WORK TO BE COMPLETED:
Omit pictures and quote the listing below line by line, from its start through the line that holds "(nonprob) at (224,151)".

COLLECTED DATA:
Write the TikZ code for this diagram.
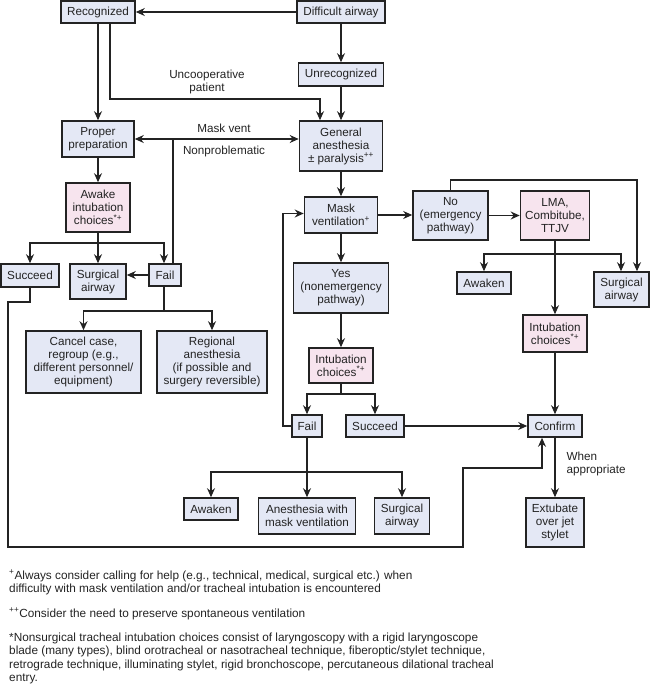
\documentclass[tikz,border=0pt]{standalone}
\usepackage{fontspec}
\setmainfont{Liberation Sans}
\usetikzlibrary{arrows.meta, positioning, calc}
\definecolor{boxblue}{RGB}{228, 232, 245}
\definecolor{boxpink}{RGB}{247, 228, 238}
\definecolor{inkgray}{RGB}{35, 35, 35}

\begin{document}
\begin{tikzpicture}[x=1pt, y=-1pt,
  box/.style={draw=inkgray, fill=boxblue, line width=1.6pt, inner sep=0pt, align=center, font=\fontsize{11.7}{13}\selectfont, text=inkgray},
  pinkbox/.style={box, fill=boxpink},
  flow/.style={-{Stealth[length=9pt, width=8pt]}, line width=1.3pt, draw=inkgray},
  link/.style={line width=1.3pt, draw=inkgray},
  note/.style={font=\fontsize{11.7}{13}\selectfont, text=inkgray, align=center},
  foot/.style={font=\fontsize{11.8}{13.2}\selectfont, text=inkgray, align=left, anchor=north west, inner sep=0pt}]
  \useasboundingbox (0,0) rectangle (650,686);

  % Recognition
  \node[box, minimum width=74, minimum height=22] (recog) at (98,12) {Recognized};
  \node[box, minimum width=88, minimum height=22] (diff) at (341,12) {Difficult airway};
  \node[box, minimum width=85, minimum height=23] (unrecog) at (341,74.5) {Unrecognized};
  \node[box, minimum width=72, minimum height=36] (prep) at (98,139) {Proper\\preparation};
  \node[box, minimum width=83, minimum height=50] (ga) at (341,146) {General\\anesthesia\\± paralysis\textsuperscript{++}};
  \node[note] (uncoop) at (207,82) {Uncooperative\\patient};
  \node[note] (mvlabel) at (224,128) {Mask vent};
  \node[note] (nonprob) at (224,151) {Nonproblematic};

  % Awake pathway
  \node[pinkbox, minimum width=64, minimum height=49] (awake) at (98,207.5) {Awake\\intubation\\choices\textsuperscript{*+}};
  \node[box, minimum width=58, minimum height=23] (succL) at (30,275.5) {Succeed};
  \node[box, minimum width=56, minimum height=35] (surgL) at (98,281.5) {Surgical\\airway};
  \node[box, minimum width=32, minimum height=22] (failL) at (165,275) {Fail};
  \node[box, minimum width=115, minimum height=62] (cancel) at (83.5,362) {Cancel case,\\regroup (e.g.,\\different personnel/\\equipment)};
  \node[box, minimum width=110, minimum height=62] (regional) at (212,362) {Regional\\anesthesia\\(if possible and\\surgery reversible)};

  % Nonemergency pathway
  \node[box, minimum width=73, minimum height=36] (mask) at (341,215) {Mask\\ventilation\textsuperscript{+}};
  \node[box, minimum width=95, minimum height=50] (yes) at (341,288) {Yes\\(nonemergency\\pathway)};
  \node[pinkbox, minimum width=64, minimum height=35] (intubM) at (341,365.5) {Intubation\\choices\textsuperscript{*+}};
  \node[box, minimum width=30, minimum height=22] (failM) at (307,426) {Fail};
  \node[box, minimum width=58, minimum height=22] (succM) at (375,426) {Succeed};
  \node[box, minimum width=54, minimum height=22] (awakenM) at (211,509) {Awaken};
  \node[box, minimum width=97, minimum height=36] (anesM) at (307,516) {Anesthesia with\\mask ventilation};
  \node[box, minimum width=55, minimum height=36] (surgM) at (402,516) {Surgical\\airway};

  % Emergency pathway
  \node[box, minimum width=75, minimum height=49] (no) at (450.5,215.5) {No\\(emergency\\pathway)};
  \node[pinkbox, minimum width=69, minimum height=49] (lma) at (555,215.5) {LMA,\\Combitube,\\TTJV};
  \node[box, minimum width=54, minimum height=22] (awakenR) at (484,283) {Awaken};
  \node[box, minimum width=55, minimum height=35] (surgR) at (621.5,289.5) {Surgical\\airway};
  \node[pinkbox, minimum width=64, minimum height=37] (intubR) at (555,333.5) {Intubation\\choices\textsuperscript{*+}};
  \node[box, minimum width=54, minimum height=22] (confirm) at (555,426) {Confirm};
  \node[box, minimum width=58, minimum height=49] (extub) at (555,522.5) {Extubate\\over jet\\stylet};
  \node[note, anchor=west, align=left] (whenapp) at (563,463.5) {When\\appropriate};

  % Connectors, top
  \draw[flow] (diff.west) -- (recog.east);
  \draw[flow] (diff) -- (unrecog);
  \draw[flow] (unrecog) -- (ga);
  \draw[flow] (recog) -- (prep);
  \coordinate (uncoopturn) at (320,99);
  \draw[flow] ($(recog.south)+(12,0)$) |- (uncoopturn) -- (uncoopturn |- ga.north);
  \draw[flow, {Stealth[length=9pt, width=8pt]}-{Stealth[length=9pt, width=8pt]}] (prep.east) -- (prep.east -| ga.west);
  \coordinate (mvjoin) at (173,139);
  \draw[link] (failL.north -| mvjoin) -- (mvjoin);

  % Connectors, awake pathway
  \draw[flow] (prep) -- (awake);
  \coordinate (awakesplit) at (98,243);
  \draw[link] (awake.south) -- (awakesplit);
  \draw[flow] (awakesplit) -| (succL.north);
  \draw[flow] (awakesplit) -- (surgL.north);
  \draw[flow] (awakesplit) -| ($(failL.north)+(-1,0)$);
  \draw[flow] (failL.west) -- (failL.west -| surgL.east);
  \coordinate (failsplit) at (164,311);
  \draw[link] ($(failL.south)+(-1,0)$) -- (failsplit);
  \draw[flow] (failsplit) -| (cancel.north);
  \draw[flow] (failsplit) -| (regional.north);
  \coordinate (loopA) at (8,302);
  \coordinate (loopB) at (8,547);
  \coordinate (loopC) at (463,468);
  \draw[flow] (succL.south) |- (loopA) -- (loopB) -| (loopC) -| ($(confirm.south)+(-13,0)$);

  % Connectors, nonemergency pathway
  \draw[flow] (ga) -- (mask);
  \draw[flow] (mask) -- (yes);
  \draw[flow] (yes) -- (intubM);
  \coordinate (intubsplit) at (341,394);
  \draw[link] (intubM.south) -- (intubsplit);
  \draw[flow] (intubsplit) -| (failM.north);
  \draw[flow] (intubsplit) -| (succM.north);
  \coordinate (retry) at (283,426);
  \draw[flow] (failM.west) -- (retry) |- ($(mask.west)+(0,-1.5)$);
  \draw[flow] (succM.east) -- (confirm.west);
  \coordinate (failsplitM) at (307,472);
  \draw[link] (failM.south) -- (failsplitM);
  \draw[flow] (failsplitM) -| (awakenM.north);
  \draw[flow] (failsplitM) -- (anesM.north);
  \draw[flow] (failsplitM) -| (surgM.north);

  % Connectors, emergency pathway
  \draw[flow] (mask.east) -- (mask.east -| no.west);
  \draw[flow] (no.east) -- (lma.west);
  \coordinate (noturn) at (637,180);
  \draw[flow] (no.north) |- (noturn) -- (noturn |- surgR.north);
  \draw[flow] (lma.south) -- (intubR.north);
  \coordinate (lmasplit) at (555,254);
  \draw[flow] (lmasplit) -| (awakenR.north);
  \draw[flow] (lmasplit) -| ($(surgR.north)+(-0.5,0)$);
  \draw[flow] (intubR.south) -- (confirm.north);
  \draw[flow] (confirm) -- (extub);

  % Footnotes
  \node[foot] (fnplus) at (9,570) {\textsuperscript{+}Always consider calling for help (e.g., technical, medical, surgical etc.) when\\difficulty with mask ventilation and/or tracheal intubation is encountered};
  \node[foot] (fnplusplus) at (9,608) {\textsuperscript{++}Consider the need to preserve spontaneous ventilation};
  \node[foot] (fnstar) at (9,633) {*Nonsurgical tracheal intubation choices consist of laryngoscopy with a rigid laryngoscope\\blade (many types), blind orotracheal or nasotracheal technique, fiberoptic/stylet technique,\\retrograde technique, illuminating stylet, rigid bronchoscope, percutaneous dilational tracheal\\entry.};
\end{tikzpicture}
\end{document}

WORKED SOLUTION:
Write the TikZ code for this diagram.
\documentclass[tikz,border=0pt]{standalone}
\usepackage{fontspec}
\setmainfont{Liberation Sans}
\usetikzlibrary{arrows.meta, positioning, calc}
\definecolor{boxblue}{RGB}{228, 232, 245}
\definecolor{boxpink}{RGB}{247, 228, 238}
\definecolor{inkgray}{RGB}{35, 35, 35}

\begin{document}
\begin{tikzpicture}[x=1pt, y=-1pt,
  box/.style={draw=inkgray, fill=boxblue, line width=1.6pt, inner sep=0pt, align=center, font=\fontsize{11.7}{13}\selectfont, text=inkgray},
  pinkbox/.style={box, fill=boxpink},
  flow/.style={-{Stealth[length=9pt, width=8pt]}, line width=1.3pt, draw=inkgray},
  link/.style={line width=1.3pt, draw=inkgray},
  note/.style={font=\fontsize{11.7}{13}\selectfont, text=inkgray, align=center},
  foot/.style={font=\fontsize{11.8}{13.2}\selectfont, text=inkgray, align=left, anchor=north west, inner sep=0pt}]
  \useasboundingbox (0,0) rectangle (650,686);

  % Recognition
  \node[box, minimum width=74, minimum height=22] (recog) at (98,12) {Recognized};
  \node[box, minimum width=88, minimum height=22] (diff) at (341,12) {Difficult airway};
  \node[box, minimum width=85, minimum height=23] (unrecog) at (341,74.5) {Unrecognized};
  \node[box, minimum width=72, minimum height=36] (prep) at (98,139) {Proper\\preparation};
  \node[box, minimum width=83, minimum height=50] (ga) at (341,146) {General\\anesthesia\\± paralysis\textsuperscript{++}};
  \node[note] (uncoop) at (207,82) {Uncooperative\\patient};
  \node[note] (mvlabel) at (224,128) {Mask vent};
  \node[note] (nonprob) at (224,151) {Nonproblematic};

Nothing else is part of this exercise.